# [DATASET EXCERPT]

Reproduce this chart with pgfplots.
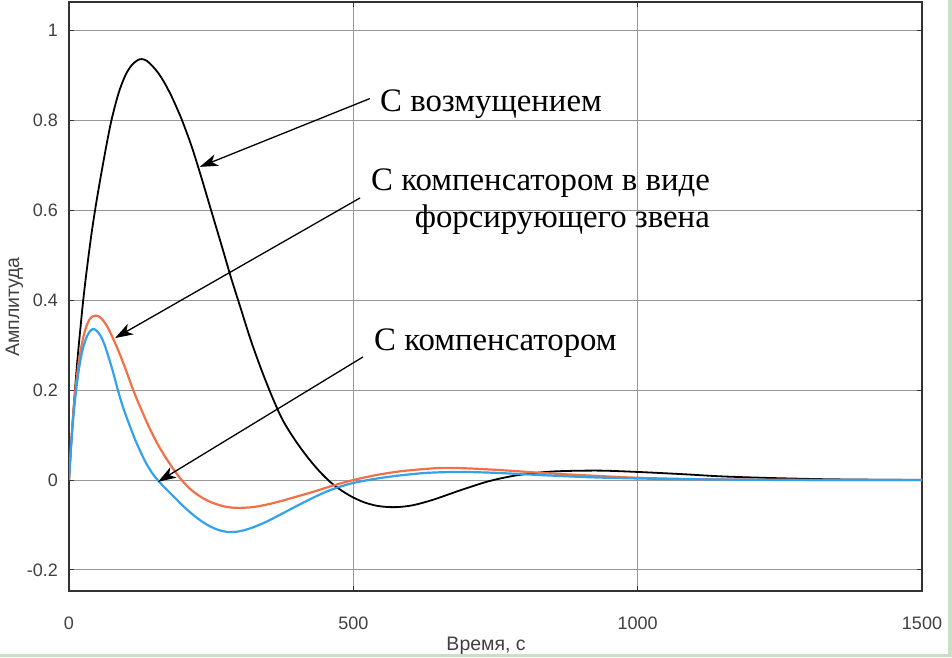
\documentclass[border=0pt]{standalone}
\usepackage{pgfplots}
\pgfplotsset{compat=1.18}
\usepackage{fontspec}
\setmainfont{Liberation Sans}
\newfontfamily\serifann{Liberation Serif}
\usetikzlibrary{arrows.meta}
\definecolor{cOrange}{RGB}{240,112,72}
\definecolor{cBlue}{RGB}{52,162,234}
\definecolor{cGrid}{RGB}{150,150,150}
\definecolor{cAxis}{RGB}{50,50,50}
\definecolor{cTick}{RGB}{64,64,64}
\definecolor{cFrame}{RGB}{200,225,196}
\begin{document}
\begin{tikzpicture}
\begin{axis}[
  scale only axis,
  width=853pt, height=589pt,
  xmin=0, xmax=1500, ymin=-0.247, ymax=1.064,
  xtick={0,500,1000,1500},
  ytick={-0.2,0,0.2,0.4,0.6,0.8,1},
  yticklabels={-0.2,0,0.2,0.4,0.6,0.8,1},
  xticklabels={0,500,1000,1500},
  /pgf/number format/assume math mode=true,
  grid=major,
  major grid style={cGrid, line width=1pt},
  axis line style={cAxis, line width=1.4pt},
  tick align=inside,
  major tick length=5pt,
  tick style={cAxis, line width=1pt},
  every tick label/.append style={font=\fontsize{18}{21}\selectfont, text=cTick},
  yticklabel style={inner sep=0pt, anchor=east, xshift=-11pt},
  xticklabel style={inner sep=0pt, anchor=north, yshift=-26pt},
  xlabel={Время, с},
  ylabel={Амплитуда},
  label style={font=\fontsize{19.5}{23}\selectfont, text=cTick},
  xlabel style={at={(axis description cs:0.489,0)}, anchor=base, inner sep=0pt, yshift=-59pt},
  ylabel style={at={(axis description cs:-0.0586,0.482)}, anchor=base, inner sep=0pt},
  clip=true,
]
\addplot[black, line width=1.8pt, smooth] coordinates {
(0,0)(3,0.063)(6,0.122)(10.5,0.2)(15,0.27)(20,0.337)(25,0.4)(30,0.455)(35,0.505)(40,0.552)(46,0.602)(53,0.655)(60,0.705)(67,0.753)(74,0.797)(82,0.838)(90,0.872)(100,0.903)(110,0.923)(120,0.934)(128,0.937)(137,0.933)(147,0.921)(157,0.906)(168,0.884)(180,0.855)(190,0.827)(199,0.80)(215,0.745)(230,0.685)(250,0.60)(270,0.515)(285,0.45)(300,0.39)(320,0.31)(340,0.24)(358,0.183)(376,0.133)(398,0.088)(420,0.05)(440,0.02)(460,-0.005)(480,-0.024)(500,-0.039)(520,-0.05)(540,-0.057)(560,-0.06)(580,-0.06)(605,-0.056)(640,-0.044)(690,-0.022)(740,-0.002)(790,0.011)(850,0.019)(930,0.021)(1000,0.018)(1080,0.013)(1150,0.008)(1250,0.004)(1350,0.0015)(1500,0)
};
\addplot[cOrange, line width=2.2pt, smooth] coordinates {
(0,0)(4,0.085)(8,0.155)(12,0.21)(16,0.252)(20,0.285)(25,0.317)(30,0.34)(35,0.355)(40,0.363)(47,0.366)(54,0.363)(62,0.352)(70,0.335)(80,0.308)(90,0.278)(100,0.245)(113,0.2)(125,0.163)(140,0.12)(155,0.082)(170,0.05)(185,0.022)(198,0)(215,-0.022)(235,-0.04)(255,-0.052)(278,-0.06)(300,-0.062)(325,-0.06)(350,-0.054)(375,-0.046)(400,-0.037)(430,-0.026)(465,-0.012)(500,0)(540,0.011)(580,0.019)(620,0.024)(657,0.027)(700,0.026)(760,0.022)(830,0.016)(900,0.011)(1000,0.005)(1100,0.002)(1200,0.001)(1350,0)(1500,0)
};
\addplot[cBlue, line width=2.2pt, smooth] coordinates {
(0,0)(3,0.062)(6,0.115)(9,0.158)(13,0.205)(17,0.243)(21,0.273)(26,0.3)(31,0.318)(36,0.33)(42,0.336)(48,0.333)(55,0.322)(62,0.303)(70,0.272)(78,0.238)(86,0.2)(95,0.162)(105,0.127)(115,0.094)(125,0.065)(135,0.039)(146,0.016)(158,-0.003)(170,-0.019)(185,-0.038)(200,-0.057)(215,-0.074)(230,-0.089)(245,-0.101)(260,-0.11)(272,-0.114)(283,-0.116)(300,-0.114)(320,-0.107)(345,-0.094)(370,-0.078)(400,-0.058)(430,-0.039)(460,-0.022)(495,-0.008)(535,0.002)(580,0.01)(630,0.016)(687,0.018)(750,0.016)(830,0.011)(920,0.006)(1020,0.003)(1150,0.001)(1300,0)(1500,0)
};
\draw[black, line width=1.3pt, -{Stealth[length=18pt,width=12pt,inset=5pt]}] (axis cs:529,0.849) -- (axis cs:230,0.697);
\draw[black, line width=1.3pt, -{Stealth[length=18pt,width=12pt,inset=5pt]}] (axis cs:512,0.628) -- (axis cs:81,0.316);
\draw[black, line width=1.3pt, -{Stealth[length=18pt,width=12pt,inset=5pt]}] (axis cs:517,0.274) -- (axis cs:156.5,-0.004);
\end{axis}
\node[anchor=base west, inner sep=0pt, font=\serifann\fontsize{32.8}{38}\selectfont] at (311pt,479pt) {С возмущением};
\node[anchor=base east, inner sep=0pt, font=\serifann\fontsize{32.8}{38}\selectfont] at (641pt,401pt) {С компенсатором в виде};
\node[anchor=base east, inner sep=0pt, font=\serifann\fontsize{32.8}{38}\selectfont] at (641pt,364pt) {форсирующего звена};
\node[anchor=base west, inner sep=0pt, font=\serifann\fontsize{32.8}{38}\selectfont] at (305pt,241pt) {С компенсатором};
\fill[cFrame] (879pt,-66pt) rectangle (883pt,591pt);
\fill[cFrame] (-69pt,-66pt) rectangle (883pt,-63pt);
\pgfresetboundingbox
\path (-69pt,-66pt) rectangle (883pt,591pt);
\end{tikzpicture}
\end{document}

# [SET PROBLEM]
Would you set down the listing exactly, omitting pictures?

# [FINISHED EXERCISE]
Reproduce this chart with pgfplots.
\documentclass[border=0pt]{standalone}
\usepackage{pgfplots}
\pgfplotsset{compat=1.18}
\usepackage{fontspec}
\setmainfont{Liberation Sans}
\newfontfamily\serifann{Liberation Serif}
\usetikzlibrary{arrows.meta}
\definecolor{cOrange}{RGB}{240,112,72}
\definecolor{cBlue}{RGB}{52,162,234}
\definecolor{cGrid}{RGB}{150,150,150}
\definecolor{cAxis}{RGB}{50,50,50}
\definecolor{cTick}{RGB}{64,64,64}
\definecolor{cFrame}{RGB}{200,225,196}
\begin{document}
\begin{tikzpicture}
\begin{axis}[
  scale only axis,
  width=853pt, height=589pt,
  xmin=0, xmax=1500, ymin=-0.247, ymax=1.064,
  xtick={0,500,1000,1500},
  ytick={-0.2,0,0.2,0.4,0.6,0.8,1},
  yticklabels={-0.2,0,0.2,0.4,0.6,0.8,1},
  xticklabels={0,500,1000,1500},
  /pgf/number format/assume math mode=true,
  grid=major,
  major grid style={cGrid, line width=1pt},
  axis line style={cAxis, line width=1.4pt},
  tick align=inside,
  major tick length=5pt,
  tick style={cAxis, line width=1pt},
  every tick label/.append style={font=\fontsize{18}{21}\selectfont, text=cTick},
  yticklabel style={inner sep=0pt, anchor=east, xshift=-11pt},
  xticklabel style={inner sep=0pt, anchor=north, yshift=-26pt},
  xlabel={Время, с},
  ylabel={Амплитуда},
  label style={font=\fontsize{19.5}{23}\selectfont, text=cTick},
  xlabel style={at={(axis description cs:0.489,0)}, anchor=base, inner sep=0pt, yshift=-59pt},
  ylabel style={at={(axis description cs:-0.0586,0.482)}, anchor=base, inner sep=0pt},
  clip=true,
]
\addplot[black, line width=1.8pt, smooth] coordinates {
(0,0)(3,0.063)(6,0.122)(10.5,0.2)(15,0.27)(20,0.337)(25,0.4)(30,0.455)(35,0.505)(40,0.552)(46,0.602)(53,0.655)(60,0.705)(67,0.753)(74,0.797)(82,0.838)(90,0.872)(100,0.903)(110,0.923)(120,0.934)(128,0.937)(137,0.933)(147,0.921)(157,0.906)(168,0.884)(180,0.855)(190,0.827)(199,0.80)(215,0.745)(230,0.685)(250,0.60)(270,0.515)(285,0.45)(300,0.39)(320,0.31)(340,0.24)(358,0.183)(376,0.133)(398,0.088)(420,0.05)(440,0.02)(460,-0.005)(480,-0.024)(500,-0.039)(520,-0.05)(540,-0.057)(560,-0.06)(580,-0.06)(605,-0.056)(640,-0.044)(690,-0.022)(740,-0.002)(790,0.011)(850,0.019)(930,0.021)(1000,0.018)(1080,0.013)(1150,0.008)(1250,0.004)(1350,0.0015)(1500,0)
};
\addplot[cOrange, line width=2.2pt, smooth] coordinates {
(0,0)(4,0.085)(8,0.155)(12,0.21)(16,0.252)(20,0.285)(25,0.317)(30,0.34)(35,0.355)(40,0.363)(47,0.366)(54,0.363)(62,0.352)(70,0.335)(80,0.308)(90,0.278)(100,0.245)(113,0.2)(125,0.163)(140,0.12)(155,0.082)(170,0.05)(185,0.022)(198,0)(215,-0.022)(235,-0.04)(255,-0.052)(278,-0.06)(300,-0.062)(325,-0.06)(350,-0.054)(375,-0.046)(400,-0.037)(430,-0.026)(465,-0.012)(500,0)(540,0.011)(580,0.019)(620,0.024)(657,0.027)(700,0.026)(760,0.022)(830,0.016)(900,0.011)(1000,0.005)(1100,0.002)(1200,0.001)(1350,0)(1500,0)
};
\addplot[cBlue, line width=2.2pt, smooth] coordinates {
(0,0)(3,0.062)(6,0.115)(9,0.158)(13,0.205)(17,0.243)(21,0.273)(26,0.3)(31,0.318)(36,0.33)(42,0.336)(48,0.333)(55,0.322)(62,0.303)(70,0.272)(78,0.238)(86,0.2)(95,0.162)(105,0.127)(115,0.094)(125,0.065)(135,0.039)(146,0.016)(158,-0.003)(170,-0.019)(185,-0.038)(200,-0.057)(215,-0.074)(230,-0.089)(245,-0.101)(260,-0.11)(272,-0.114)(283,-0.116)(300,-0.114)(320,-0.107)(345,-0.094)(370,-0.078)(400,-0.058)(430,-0.039)(460,-0.022)(495,-0.008)(535,0.002)(580,0.01)(630,0.016)(687,0.018)(750,0.016)(830,0.011)(920,0.006)(1020,0.003)(1150,0.001)(1300,0)(1500,0)
};
\draw[black, line width=1.3pt, -{Stealth[length=18pt,width=12pt,inset=5pt]}] (axis cs:529,0.849) -- (axis cs:230,0.697);
\draw[black, line width=1.3pt, -{Stealth[length=18pt,width=12pt,inset=5pt]}] (axis cs:512,0.628) -- (axis cs:81,0.316);
\draw[black, line width=1.3pt, -{Stealth[length=18pt,width=12pt,inset=5pt]}] (axis cs:517,0.274) -- (axis cs:156.5,-0.004);
\end{axis}
\node[anchor=base west, inner sep=0pt, font=\serifann\fontsize{32.8}{38}\selectfont] at (311pt,479pt) {С возмущением};
\node[anchor=base east, inner sep=0pt, font=\serifann\fontsize{32.8}{38}\selectfont] at (641pt,401pt) {С компенсатором в виде};
\node[anchor=base east, inner sep=0pt, font=\serifann\fontsize{32.8}{38}\selectfont] at (641pt,364pt) {форсирующего звена};
\node[anchor=base west, inner sep=0pt, font=\serifann\fontsize{32.8}{38}\selectfont] at (305pt,241pt) {С компенсатором};
\fill[cFrame] (879pt,-66pt) rectangle (883pt,591pt);
\fill[cFrame] (-69pt,-66pt) rectangle (883pt,-63pt);
\pgfresetboundingbox
\path (-69pt,-66pt) rectangle (883pt,591pt);
\end{tikzpicture}
\end{document}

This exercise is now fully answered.